May 27, 2015
Sugaronline | http://goo.gl/IJ0r3R
Strains on Mackay's sugar industry continue as farmers prepare to harvest a cane crop that could be down 12% from last year, according to Australia's Daily Mercury newspaper.
Mackay Area Productivity Services chief executive office John Agnew said yellow canopy syndrome and the dry season dealt the industry serious setbacks.
"Last year we cut about 5.4 million tonnes, this year we will be lucky to cut 5 million," Agnew said.
"Some are saying it could be down as far as 4.8 million.
"It's a combination of yellow canopy syndrome and it's been really dry.
"It's disappointing the (world) sugar price has taken a dive at the moment too."
A year ago the world sugar price hovered around 17 US cents a pound, and Mackay's crop yield was about A$300 million in value.
Along with the reduced harvest size, the price was now 12.33 US cents a pound, or $A347.68 a tonne.
Sugar Research Australia has so far invested A$4 million over three years towards fighting yellow canopy syndrome.
But chief executive officer Neil Fisher said there were no silver bullet answers.
"(The) research program (is) across a range of areas that look at identifying YCS and its causes and how it could be dealt with in the paddock," Fisher said.
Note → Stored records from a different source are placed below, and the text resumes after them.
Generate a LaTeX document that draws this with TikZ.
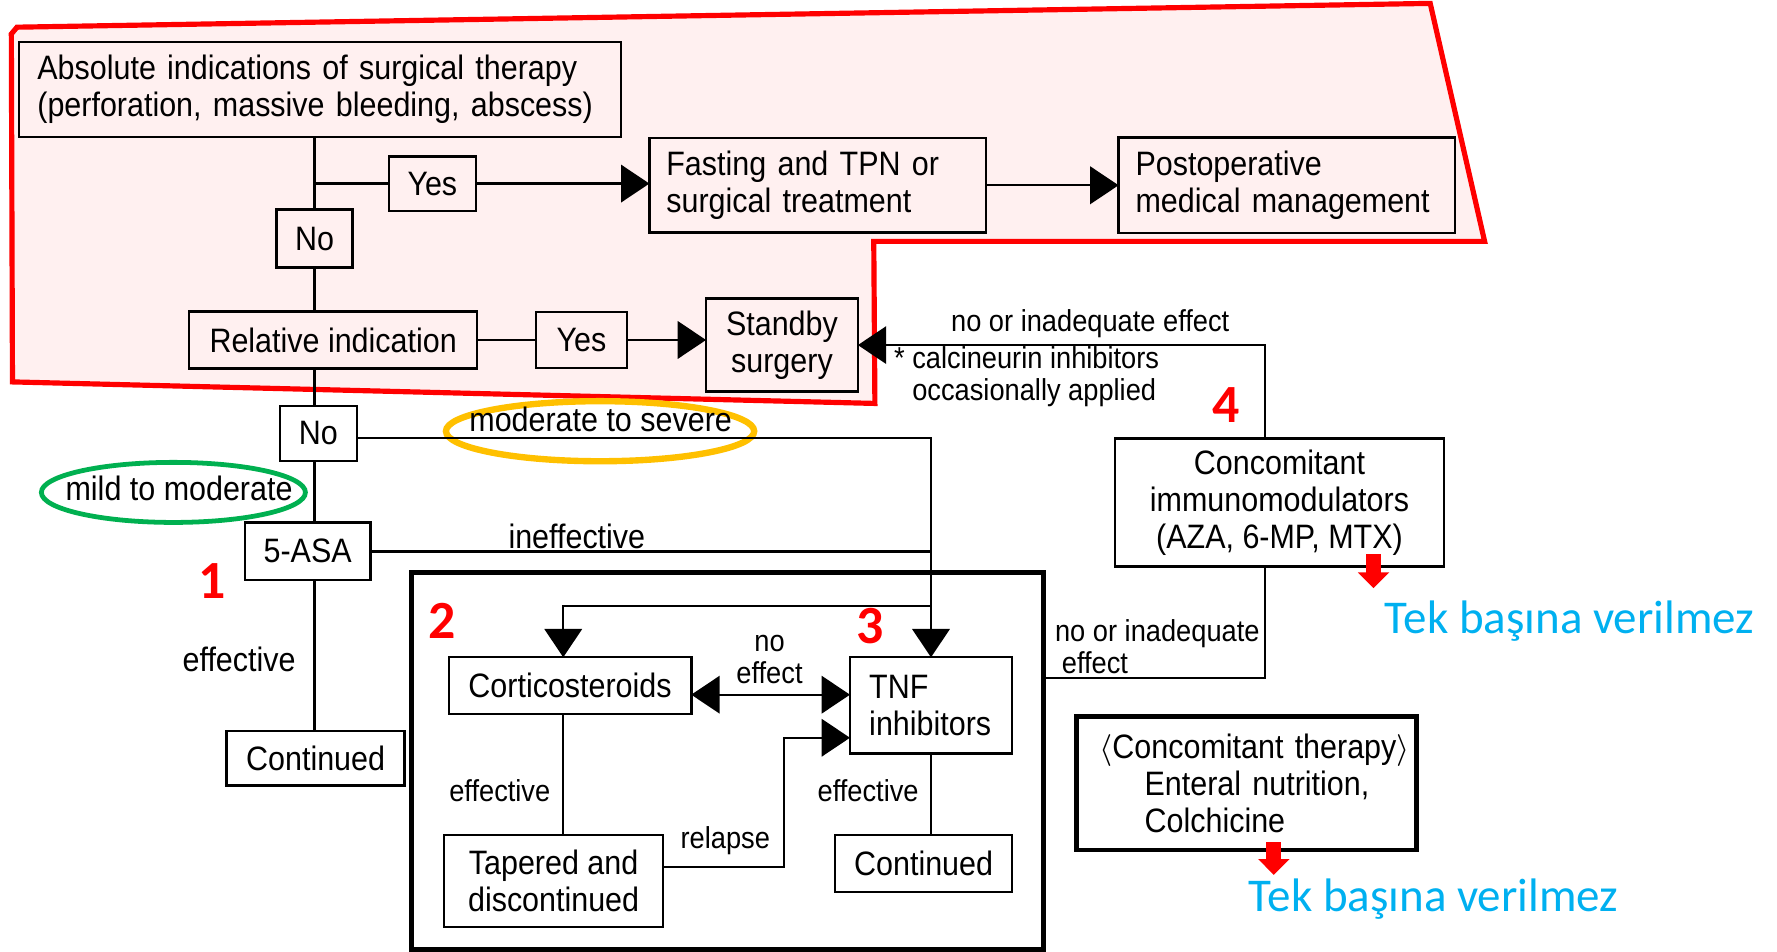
\documentclass[tikz,border=0pt]{standalone}
\usepackage{fontspec}
\setmainfont{Liberation Sans}[FakeStretch=0.9]
\newfontfamily\tekfont{Carlito}
\usepackage{tikz}
\usetikzlibrary{positioning}
\usetikzlibrary{arrows.meta}
\usepackage{xcolor}

\definecolor{notecyan}{RGB}{0,176,240}
\definecolor{ringgreen}{RGB}{0,176,80}
\definecolor{ringorange}{RGB}{255,192,0}
\definecolor{zonepink}{RGB}{255,240,240}

\newcommand\flowfont{\fontsize{8.5}{9.3}\selectfont}
\newcommand\notefont{\fontsize{7.6}{8}\selectfont}
\newcommand\numfont{\tekfont\bfseries\fontsize{13.5}{14}\selectfont}

\begin{document}
\begin{tikzpicture}[x=0.1mm, y=-0.1mm, every node/.style={inner sep=0,outer sep=0, font=\flowfont},
		box/.style={draw, line width=0.6pt, align=center},
		frame/.style={draw, line width=1.2pt},
		conn/.style={line width=0.6pt},
		bigarrow/.style={conn, -{Triangle[length=2.5mm,width=3.3mm]}},
		bigarrows/.style={conn, {Triangle[length=2.5mm,width=3.3mm]}-{Triangle[length=2.5mm,width=3.3mm]}},
		redarrow/.style={red, line width=1.3mm, -{Triangle[length=1.4mm,width=2.7mm]}},
		note/.style={font=\notefont},
		num/.style={red, font=\numfont},
		tek/.style={notecyan, font=\tekfont\fontsize{11.8}{13}\selectfont}]
		
		\useasboundingbox (0,0) rectangle (1568,840);
		
		%Zone
		\draw[red, line width=1.3pt, fill=zonepink] (10,30) -- (15,24) -- (1262,3) -- (1310,213) -- (771,213) -- (772,356) -- (11,337) -- cycle;
		
		%Rings
		\draw[ringgreen, line width=1.2pt] (153,434.5) ellipse [x radius=11.65mm, y radius=2.65mm];
		\draw[ringorange, line width=1.6pt] (529.5,380.5) ellipse [x radius=13.6mm, y radius=2.65mm];
		
		%Nodes
		\node[box, align=left, text width=49.9mm, inner xsep=1.6mm, minimum height=8.4mm] (abs) at (282.5,79) {Absolute indications of surgical therapy\\(perforation, massive bleeding, abscess)};
		\node[box, minimum width=7.7mm, minimum height=4.8mm] (yes1) at (381.5,162) {Yes};
		\node[box, align=left, text width=26.7mm, inner xsep=1.5mm, minimum height=8.3mm] (fast) at (721.5,163.5) {Fasting and TPN or\\surgical treatment};
		\node[box, align=left, text width=26.7mm, inner xsep=1.5mm, minimum height=8.4mm] (postop) [right=11.7mm of fast] {Postoperative\\medical management};
		\node[box, minimum width=6.7mm, minimum height=5.1mm] (no1) at (277.5,210.5) {No};
		\node[box, minimum width=25.4mm, minimum height=5mm] (rel) at (294,300) {Relative indication};
		\node[box, minimum width=8mm, minimum height=4.9mm] (yes2) [right=5.2mm of rel] {Yes};
		\node[box, minimum width=13.4mm, minimum height=8.2mm] (standby) [right=7mm of yes2, yshift=-0.45mm] {Standby\\surgery};
		\node[box, minimum width=6.8mm, minimum height=4.9mm] (no2) at (281,382.5) {No};
		\node[box, minimum width=11.1mm, minimum height=5.1mm] (asa) at (271.5,486.5) {5-ASA};
		\node[box, minimum width=15.7mm, minimum height=4.8mm] (cont1) at (278.5,669) {Continued};
		\node[frame, minimum width=55.8mm, minimum height=33.3mm] (frame) at (642,671.5) {};
		\node[box, minimum width=21.4mm, minimum height=5mm] (cort) at (503,605) {Corticosteroids};
		\node[box, align=left, text width=10.9mm, inner xsep=1.7mm, minimum height=8.5mm] (tnf) at (821.5,622.5) {TNF\\inhibitors};
		\node[box, minimum width=19.3mm, minimum height=8.1mm] (taper) at (488.5,777.5) {Tapered and\\discontinued};
		\node[box, minimum width=15.6mm, minimum height=5mm] (cont2) [below=7.2mm of tnf, xshift=-0.65mm] {Continued};
		\node[box, minimum width=29mm, minimum height=11.3mm] (immuno) at (1129,443.5) {Concomitant\\immunomodulators\\(AZA, 6-MP, MTX)};
		\node[frame, align=left, text width=29.6mm, inner xsep=0.2mm, minimum height=11.8mm] (concom) at (1100,691) {\mbox{\hspace*{1.8mm}$\langle$Concomitant therapy$\rangle$}\\\mbox{\hspace*{5.8mm}Enteral nutrition,}\\\mbox{\hspace*{5.8mm}Colchicine}};
		
		%Labels
		\node (sev) at (530,370) {moderate to severe};
		\node (mild) at (158,431) {mild to moderate};
		\node (ineff) at (509,473) {ineffective};
		\node (eff1) at (211,582) {effective};
		\node[note, align=center] (noeff) at (679,582) {no\\effect};
		\node[note] (eff2) at (441,698) {effective};
		\node[note] (relapse) at (640,742) {relapse};
		\node[note] (eff3) at (766,698) {effective};
		\node[note, align=left, anchor=west] (inad1) at (931,571) {no or inadequate\\\hspace*{0.6mm}effect};
		\node[note] (inad2) at (962,286) {no or inadequate effect};
		\node[note, align=left, anchor=west] (calc) at (789,332) {* calcineurin inhibitors\\\hspace*{1.6mm}occasionally applied};
		\node[num] (n1) at (187,513) {1};
		\node[num] (n2) at (390,548) {2};
		\node[num] (n3) at (768,552) {3};
		\node[num] (n4) at (1082,357) {4};
		\node[tek] (tek1) at (1385,548) {Tek başına verilmez};
		\node[tek] (tek2) at (1265,793) {Tek başına verilmez};
		
		%Lines
		\coordinate (cc) at (497,535);
		\coordinate (rl) at (692,651);
		\coordinate (fb) at (frame.east |- 0,598);
		\draw[conn] (no1.north) -- (no1 |- abs.south);
		\draw[conn] (no1 |- yes1) -- (yes1.west);
		\draw[bigarrow] (yes1.east) -- (yes1.east -| fast.west);
		\draw[bigarrow] (fast.east) -- (fast.east -| postop.west);
		\draw[conn] (no1.south) -- (no1 |- rel.north);
		\draw[conn] (rel.east) -- (yes2.west);
		\draw[bigarrow] (yes2.east) -- (yes2.east -| standby.west);
		\draw[conn] (no1 |- rel.south) -- (no1 |- no2.north);
		\draw[bigarrow] ([yshift=-0.4mm]no2.east) -| (tnf.north);
		\draw[conn] (no1 |- no2.south) -- (no1 |- asa.north);
		\draw[conn] (asa.east) -- (asa.east -| tnf.north);
		\draw[conn] (no1 |- asa.south) -- (no1 |- cont1.north);
		\draw[bigarrow] (tnf.north |- cc) -- (cc) -- (cc |- cort.north);
		\draw[bigarrows] ([yshift=-0.8mm]cort.east) -- ([yshift=-0.8mm]cort.east -| tnf.west);
		\draw[conn] (cc |- cort.south) -- (cc |- taper.north);
		\draw[bigarrow] ([yshift=1.25mm]taper.east) -| (rl) -- (rl -| tnf.west);
		\draw[conn] (tnf.south) -- (tnf.south |- cont2.north);
		\draw[conn] (fb) -| ([xshift=-1.3mm]immuno.south);
		\draw[bigarrow] ([xshift=-1.3mm]immuno.north) |- (standby.east);
		\coordinate (r1) at (1212,489);
		\coordinate (r1e) at (1212,519);
		\coordinate (r2) at (1124,743);
		\coordinate (r2e) at (1124,772);
		\draw[redarrow] (r1) -- (r1e);
		\draw[redarrow] (r2) -- (r2e);
	\end{tikzpicture}
\end{document}
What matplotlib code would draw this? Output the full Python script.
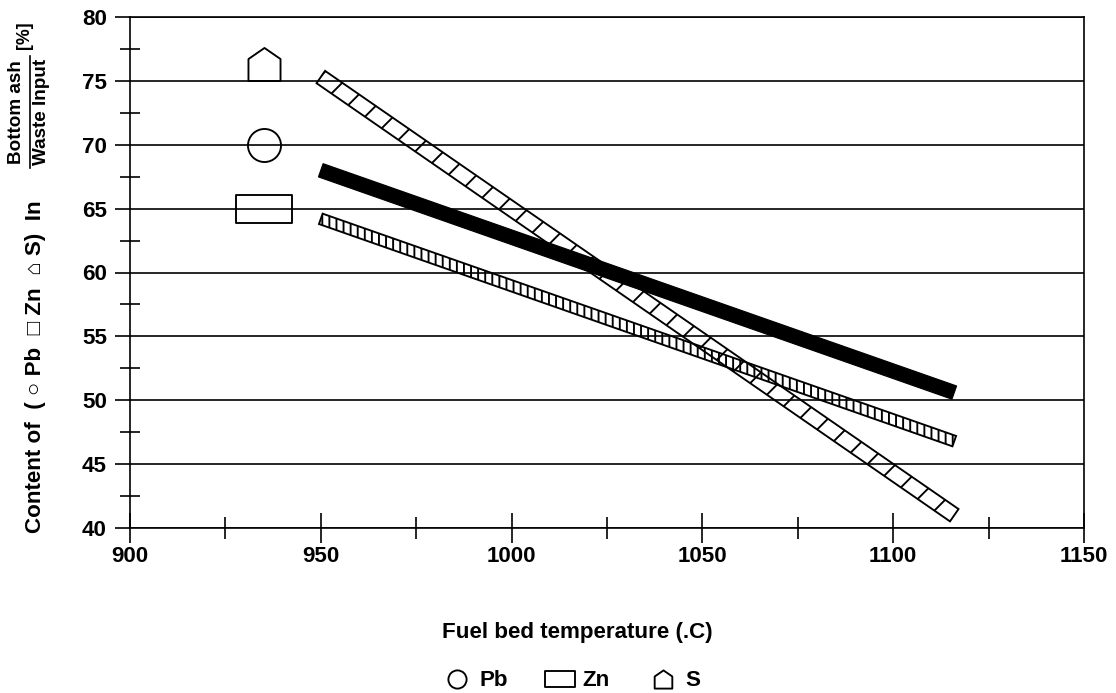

"Projects are looking at the full range of factors to identify what YCS is - and what it is not.
"This includes looking at diseases or pests or non-living factors such as high temperatures or drought."
The Mackay region is among the worst impacted regions from yellow canopy syndrome (YCS), along with Mulgrave, Herbert, and the Burdekin.
The syndrome first appeared south of Cairns in 2012.
It stunts sugar cane growth, with some crops yields dropping 30-40%.
One of the main problems with identifying a cause or a solution was because it appeared to have no pattern.